In the latest instalment of the Schroders 2017 Investment Outlook Series the investment firm examines the outlook for emerging market debt (absolute return). The Schroders' EMD team comments that in the challenging bond environment of 2017, selected local currency government bonds could offer the best opportunities to generate attractive returns. These are best accessed using a risk-controlled absolute return approach.
“Meanwhile, China’s deteriorating growth trajectory and skyrocketing debt ratios are likely to remain a major source of concern. Within this context, there is still a high risk that episodes of uncontained capital outflows from China could trigger intermittent dislocations in global financial markets.
“The good news is that a number of EM countries have become better equipped to face these challenges thanks to the macroeconomic adjustments implemented over the course of the last three years.

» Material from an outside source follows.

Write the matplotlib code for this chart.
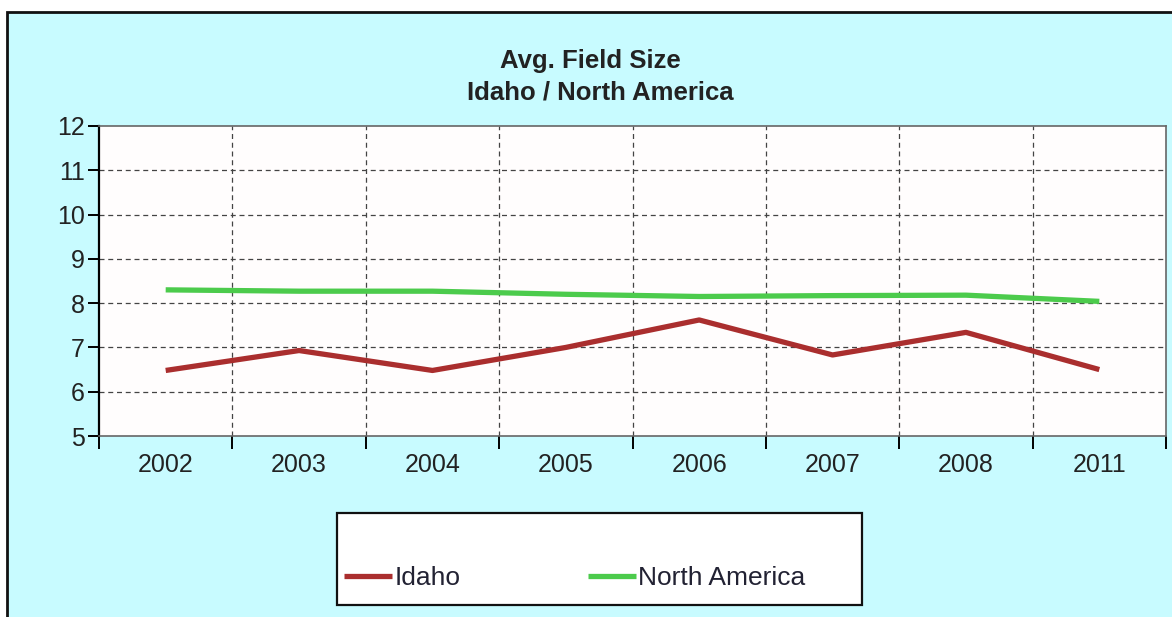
import numpy as np
import matplotlib
matplotlib.use('Agg')
import matplotlib.pyplot as plt
from matplotlib.patches import Rectangle

plt.rcParams['font.family'] = ['Liberation Sans', 'DejaVu Sans']

years = ['2002', '2003', '2004', '2005', '2006', '2007', '2008', '2011']
idaho = [6.48, 6.93, 6.48, 7.0, 7.62, 6.83, 7.34, 6.5]
north_america = [8.3, 8.27, 8.27, 8.2, 8.15, 8.17, 8.18, 8.04]

W, H = 1172, 617
fig = plt.figure(figsize=(W / 100, H / 100), dpi=100)
fig.patch.set_facecolor('white')

# cyan panel with black border (cut off right / bottom)
fig.patches.append(Rectangle((7 / W, -0.05), 1.1, 1 - 12 / H + 0.05,
                             transform=fig.transFigure, facecolor='#C8FBFF',
                             edgecolor='#111111', lw=2, zorder=-10))

ax = fig.add_axes([99 / W, 1 - 436 / H, 1067 / W, 310 / H])
ax.set_zorder(1)
ax.set_facecolor('#FFFDFD')

x = np.arange(len(years))
ax.plot(x, idaho, color='#AA2E2E', lw=3.8, label='Idaho', solid_capstyle='butt', zorder=3)
ax.plot(x, north_america, color='#4CCB4C', lw=3.8, label='North America', solid_capstyle='butt', zorder=3)

ax.set_xlim(-0.5, len(years) - 0.5)
ax.set_ylim(5, 12)
ax.set_yticks(range(5, 13))
ax.set_xticks(x)
ax.set_xticklabels(years)
ax.set_xticks(np.arange(-0.5, len(years)), minor=True)

ax.tick_params(axis='x', which='major', length=0, pad=12, labelsize=18, labelcolor='#222222')
ax.tick_params(axis='x', which='minor', length=9, width=1.4, color='black')
ax.tick_params(axis='y', length=8, width=1.4, pad=2, labelsize=18, labelcolor='#222222')

ax.grid(False)
for v in range(6, 12):
    ax.axhline(v, color='#444444', lw=0.9, ls=(0, (4, 3)), zorder=1)
for b in np.arange(0.5, len(years) - 0.5):
    ax.axvline(b, color='#444444', lw=0.9, ls=(0, (4, 3)), zorder=1)

for side in ['top', 'right', 'bottom']:
    ax.spines[side].set_color('#666666')
    ax.spines[side].set_linewidth(1.2)
ax.spines['left'].set_color('black')
ax.spines['left'].set_linewidth(1.6)

fig.text(590 / W, 1 - 61 / H, 'Avg. Field Size', ha='center', va='center',
         fontsize=18.5, fontweight='bold', color='#222222')
fig.text(600 / W, 1 - 93 / H, 'Idaho / North America', ha='center', va='center',
         fontsize=18.5, fontweight='bold', color='#222222')

# legend box
fig.patches.append(Rectangle((337 / W, 1 - 605 / H), 525 / W, 92 / H,
                             transform=fig.transFigure, facecolor='white',
                             edgecolor='#111111', lw=1.6, zorder=2))
leg = fig.legend(loc='center left', bbox_to_anchor=(344 / W, 1 - 578 / H),
                 ncol=2, frameon=False, fontsize=19, handlelength=1.8,
                 handletextpad=0.1, columnspacing=4.85, borderpad=0, borderaxespad=0)
for t in leg.get_texts():
    t.set_color('#222233')
leg.set_zorder(3)

fig.savefig('out.png', dpi=100)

These adjustments are now well advanced in countries such as Brazil, Colombia, Russia, India, Indonesia and South Africa, he adds. These countries have already experienced large currency devaluations, a completed tightening cycle and a renewed focus on reforms. As a result, the inflationary pressures and the large current account deficits that these countries suffered from during the period 2013 to 2015 are now under control. In Indonesia, the trade deficit has been eliminated and inflation dropped to multi-year lows.
He identifies Brazil as another example of post-crisis improvement, and the country now appears to be out of the danger zone judging by the recent amelioration in the “country risk score”. This scoring of various vulnerability indicators is based on the quantitative analysis framework developed by the EMD Absolute Return Team.